NASA Biographical Data


Samuel T. Durrance (Ph.D.) Payload Specialist


Born September 17, 1943, in Tallahassee, Florida, but considers Tampa, Florida his home town. His parents, Rodney and Leone Durrance, are residents of Lakeland, Florida.


Brown hair; green eyes; 5 feet 11 inches; 165 pounds.


Received a bachelor of science degree and a master of science degree in physics (with honors), California State University, Los Angeles, California, 1972 and 1974, respectively; and a doctor of philosophy degree in astro-geophysics, University of Colorado, 1980.


Married to the former Rebecca Tuggle. Her parents, Tommy and Sue Tuggle, reside in Bossier City, Louisiana.


Benjamin, January 5, 1982; Susan, January 13, 1985.


He enjoys going to the beach with his family, scuba diving, flying, running, auto racing, photography, and camping.


Dr. Durrance is a Principal Research Scientist in the Department of Physics and Astronomy at Johns Hopkins University, Baltimore, Maryland. He is a coinvestigator for the Hopkins Ultraviolet Telescope, one of the instruments of the Astro Observatory.


He is a member of the Association of Space Explorers, the American Astronomical Society, the American Geophysical Union, the International Astronomical Union, and the Planetary Society.


Dr. Durrance has made International Ultraviolet Explorer satellite observations of Venus, Mars, Jupiter, the Io Torus, Saturn, and Uranus. He helped develop special pointing techniques needed to observe solar system objects with that satellite. He used the Pioneer Venus UV Spectrometer to observe airglow emissions from Venus.
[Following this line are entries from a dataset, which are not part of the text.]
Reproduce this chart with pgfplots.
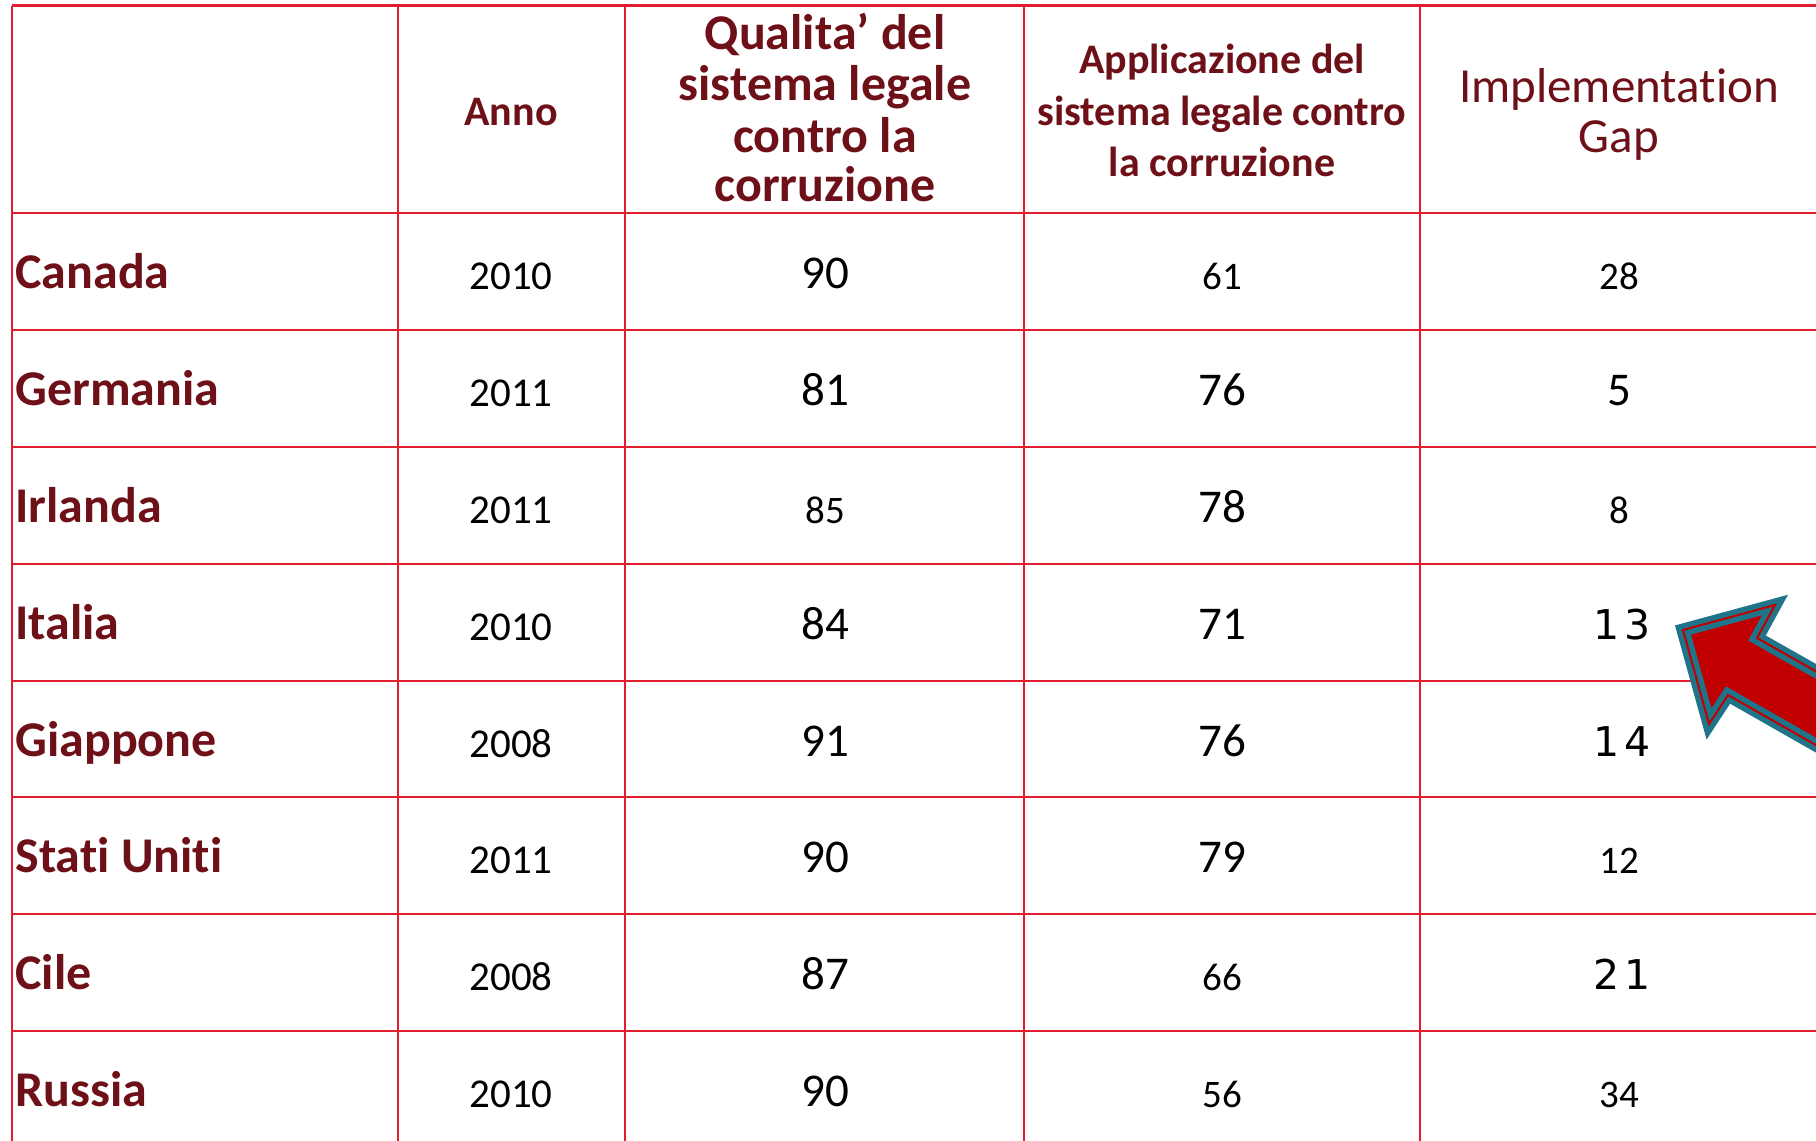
\documentclass[border=0pt]{standalone}
\usepackage{pgfplots}
\pgfplotsset{compat=1.18}
\usepackage{fontspec}
\setmainfont[Ligatures=NoCommon]{Carlito}
\newfontfamily\lucida[LetterSpace=12]{DejaVu Sans}
\definecolor{gridred}{RGB}{225,30,45}
\definecolor{hdr}{RGB}{110,16,24}
\definecolor{arrowred}{RGB}{192,0,0}
\definecolor{arrowteal}{RGB}{31,116,138}
\pgfplotsset{
  txt/.style={only marks, mark=none, point meta=explicit symbolic, nodes near coords,
    every node near coord/.append style={inner sep=0pt, anchor=base, #1}},
  hl/.style={gridred, line width=1.4pt, mark=none},
  vl/.style={gridred, line width=1.1pt, mark=none},
}
\begin{document}
\begin{tikzpicture}
\useasboundingbox (0,0) rectangle (908pt,570.5pt);
\begin{axis}[
  width=908pt, height=570.5pt, scale only axis,
  xmin=0, xmax=1816, ymin=0, ymax=1141, y dir=reverse,
  hide axis,
]
% grid lines
\addplot[hl] coordinates {(11.6,5.8) (1830,5.8)};
\addplot[hl] coordinates {(11.6,213) (1830,213)};
\addplot[hl] coordinates {(11.6,330) (1830,330)};
\addplot[hl] coordinates {(11.6,447) (1830,447)};
\addplot[hl] coordinates {(11.6,564) (1830,564)};
\addplot[hl] coordinates {(11.6,681) (1830,681)};
\addplot[hl] coordinates {(11.6,797) (1830,797)};
\addplot[hl] coordinates {(11.6,914) (1830,914)};
\addplot[hl] coordinates {(11.6,1031) (1830,1031)};
\addplot[vl] coordinates {(11.6,5.8) (11.6,1160)};
\addplot[vl] coordinates {(398,5.8) (398,1160)};
\addplot[vl] coordinates {(625,5.8) (625,1160)};
\addplot[vl] coordinates {(1024,5.8) (1024,1160)};
\addplot[vl] coordinates {(1420,5.8) (1420,1160)};
% header
\addplot[txt={font=\fontsize{21pt}{25pt}\selectfont\bfseries, text=hdr}] coordinates {(511,125) [Anno]};
\addplot[txt={font=\fontsize{25pt}{25pt}\selectfont\bfseries, text=hdr}] coordinates {
 (825,49) [Qualita’ del] (825,100) [sistema legale] (825,152) [contro la] (825,201) [corruzione]};
\addplot[txt={font=\fontsize{21pt}{25pt}\selectfont\bfseries, text=hdr}] coordinates {
 (1222,73) [Applicazione del] (1222,125) [sistema legale contro] (1222,176) [la corruzione]};
\addplot[txt={font=\fontsize{24.5pt}{25pt}\selectfont, text=hdr}] coordinates {
 (1619,102) [Implementation] (1619,152) [Gap]};
% countries
\addplot[txt={anchor=base west, font=\fontsize{25pt}{30pt}\selectfont\bfseries, text=hdr}] coordinates {
 (15,288) [Canada] (15,405) [Germania] (15,522) [Irlanda] (15,639) [Italia]
 (15,756) [Giappone] (15,872) [Stati Uniti] (15,989) [Cile] (15,1106) [Russia]};
% years
\addplot[txt={font=\fontsize{20.5pt}{25pt}\selectfont, text=black}] coordinates {
 (511,289) [2010] (511,406) [2011] (511,523) [2011] (511,640) [2010]
 (511,757) [2008] (511,873) [2011] (511,990) [2008] (511,1107) [2010]};
% large numbers
\addplot[txt={font=\fontsize{23.5pt}{25pt}\selectfont, text=black}] coordinates {
 (825,288) [90] (825,405) [81] (825,639) [84] (825,756) [91] (825,872) [90] (825,989) [87] (825,1106) [90]
 (1222,405) [76] (1222,522) [78] (1222,639) [71] (1222,756) [76] (1222,872) [79]
 (1619,405) [5]};
% small numbers
\addplot[txt={font=\fontsize{19.5pt}{25pt}\selectfont, text=black}] coordinates {
 (825,523) [85]
 (1222,289) [61] (1222,990) [66] (1222,1107) [56]
 (1619,289) [28] (1619,523) [8] (1619,873) [12] (1619,1107) [34]};
% wide numbers
\addplot[txt={font=\lucida\fontsize{20.5pt}{25pt}\selectfont, text=black}] coordinates {
 (1622,639) [13] (1622,756) [14] (1622,989) [21]};
% arrow
\addplot[fill=arrowred, draw=arrowteal, line width=6.5pt, line join=miter, mark=none] coordinates {
 (1683,630) (1775,605) (1757,638) (1900,719) (1900,793) (1728,695) (1709,724) (1683,630)} -- cycle;
\addplot[draw=arrowred, line width=1pt, line join=miter, mark=none] coordinates {
 (1683,630) (1775,605) (1757,638) (1900,719) (1900,793) (1728,695) (1709,724) (1683,630)} -- cycle;
\end{axis}
\end{tikzpicture}
\end{document}
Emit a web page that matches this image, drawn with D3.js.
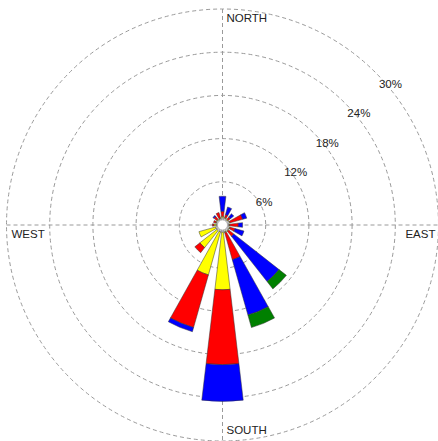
<!DOCTYPE html>
<html>
<head>
<meta charset="utf-8">
<script src="https://cdn.jsdelivr.net/npm/d3@7"></script>
<style>
  html, body { margin: 0; padding: 0; background: #fff; }
  svg { display: block; font-family: "Liberation Sans", Arial, sans-serif; }
</style>
</head>
<body>
<svg id="rose" width="438" height="441"></svg>
<script>
// Wind directions (16-point compass, clockwise from north)
const directions = ["N", "NNE", "NE", "ENE", "E", "ESE", "SE", "SSE",
                    "S", "SSW", "SW", "WSW", "W", "WNW", "NW", "NNW"];
const directionAngles = [0, 22.5, 45, 67.5, 90, 112.5, 135, 157.5,
                         180, 202.5, 225, 247.5, 270, 292.5, 315, 337.5];

// Frequency (%) of each speed class per direction
const speedClass1 = [1.0, 1.0, 0.9, 1.0, 0.9, 1.0, 1.0, 1.0, 1.0, 1.0, 1.0, 1.0, 0.9, 0.9, 0.9, 0.9];
const speedClass2 = [0.2, 0.1, 0.1, 0.1, 0.1, 0.1, 0.1, 0.1, 8.0, 6.2, 3.0, 2.4, 0.3, 0.1, 0.1, 0.1];
const speedClass3 = [0.7, 0.4, 0.4, 1.8, 1.2, 0.7, 0.9, 3.9, 10.4, 7.6, 0.9, 0.0, 0.2, 0.3, 0.5, 0.8];
const speedClass4 = [2.1, 1.1, 0.6, 0.6, 0.6, 1.3, 8.0, 8.0, 5.1, 0.6, 0.0, 0.0, 0.0, 0.0, 0.2, 0.0];
const speedClass5 = [0.0, 0.0, 0.0, 0.0, 0.0, 0.0, 1.3, 1.8, 0.0, 0.0, 0.0, 0.0, 0.0, 0.0, 0.0, 0.0];

const classColors = ["#ffffff", "#ffff00", "#ff0000", "#0000ff", "#008000"];

// Grid circles and their labels
const gridValues = [6, 12, 18, 24, 30];
const gridLabels = ["6%", "12%", "18%", "24%", "30%"];
const compassLabels = ["NORTH", "EAST", "SOUTH", "WEST"];

const svg = d3.select("#rose");
const cx = 222.5, cy = 225;
const rMax = 216;
const r = d3.scaleLinear().domain([0, 30]).range([0, rMax]);
const toRad = d => d * Math.PI / 180;
const barHalfWidth = 22.5 * 0.6 / 2;

const g = svg.append("g").attr("transform", `translate(${cx},${cy})`);

// Dashed grid
const gridStyle = sel => sel.attr("fill", "none").attr("stroke", "#9a9a9a")
  .attr("stroke-width", 1).attr("stroke-dasharray", "4,3");

g.selectAll("circle.grid").data(gridValues).join("circle")
  .attr("class", "grid").attr("r", d => r(d)).call(gridStyle);

g.append("line").attr("x1", -r(30)).attr("x2", r(30)).attr("y1", 0).attr("y2", 0).call(gridStyle);
g.append("line").attr("x1", 0).attr("x2", 0).attr("y1", -r(30)).attr("y2", r(30)).call(gridStyle);

// Stacked sectors
const classes = [speedClass1, speedClass2, speedClass3, speedClass4, speedClass5];
const arc = d3.arc();
const segments = [];
directions.forEach((dir, i) => {
  let acc = 0;
  classes.forEach((cls, k) => {
    const v = cls[i];
    if (v > 0) {
      segments.push({ dir, angle: directionAngles[i], inner: acc, outer: acc + v, color: classColors[k] });
    }
    acc += v;
  });
});

g.selectAll("path.sector").data(segments).join("path")
  .attr("class", "sector")
  .attr("d", d => arc({
    innerRadius: r(d.inner),
    outerRadius: r(d.outer),
    startAngle: toRad(d.angle - barHalfWidth),
    endAngle: toRad(d.angle + barHalfWidth)
  }))
  .attr("fill", d => d.color)
  .attr("stroke", "#333")
  .attr("stroke-width", 0.5);

// Centre hole
g.append("circle").attr("r", 5).attr("fill", "#fff").attr("stroke", "#aaa").attr("stroke-width", 0.6);

// Percentage labels
const labelAngle = toRad(47);
g.selectAll("text.pct").data(gridValues).join("text")
  .attr("class", "pct")
  .attr("x", d => r(d) * Math.sin(labelAngle) + 10)
  .attr("y", d => -r(d) * Math.cos(labelAngle) + 7)
  .attr("text-anchor", "middle")
  .attr("dominant-baseline", "middle")
  .attr("font-size", "11.5px")
  .attr("fill", "#222")
  .text((d, i) => gridLabels[i]);

// Compass labels
const compassPos = [
  { x: 4, y: -206, anchor: "start" },
  { x: 213, y: 10, anchor: "end" },
  { x: 4, y: 206, anchor: "start" },
  { x: -211, y: 10, anchor: "start" }
];
g.selectAll("text.compass").data(compassLabels).join("text")
  .attr("class", "compass")
  .attr("x", (d, i) => compassPos[i].x)
  .attr("y", (d, i) => compassPos[i].y)
  .attr("text-anchor", (d, i) => compassPos[i].anchor)
  .attr("dominant-baseline", "middle")
  .attr("font-size", "11.5px")
  .attr("fill", "#222")
  .text(d => d);
</script>
</body>
</html>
He used the OSO-8 UV spectrometer to study the terrestrial thermosphere and has flown three rocket borne telescope/UV spectrometer payloads to observe both planetary and steller objects. He participated in the design, construction, calibration, and integration of the Hopkins Ultraviolet Telescope, and the Astro observatory. He has directed a program to develop adaptive optics instrumentation for ground based astronomy. This effort resulted in the design and construction of hybred coronagraph, called the Adaptive Optics Coronagraph, which is now being used at the Palomar Observatory in California. His main astronomical interests are in the orgin and evolution of planets, both in our own solar system and around other stars. He has written over 60 scientific papers in the areas of plantetary astronomy, adaptive optics, aeronomy, and nuclear physics. He flew on STS-35, the Astro-1 mission, in December 1990 and carried out ultraviolet observations of many astronomical targets. He has participated in the analysis and publication of the results obtained with the Hopkins Ultraviolet Telescope.


Dr. Durrance is in flight training as a payload specialist on the crew of STS-67. This is the second flight of Astro, a series of Spacelab astronomy missions. The Astro observatory is a group of three ultraviolet telescopes, to be carried in the cargo bay of the Space Shuttle Orbiter and operated from its aft flight deck. Payload specialists are normally career scientists selected for their knowledge of a particular payload. Astro payload specialist training is coordinated by the Marshall Space Flight Center, Huntsville, Alabama.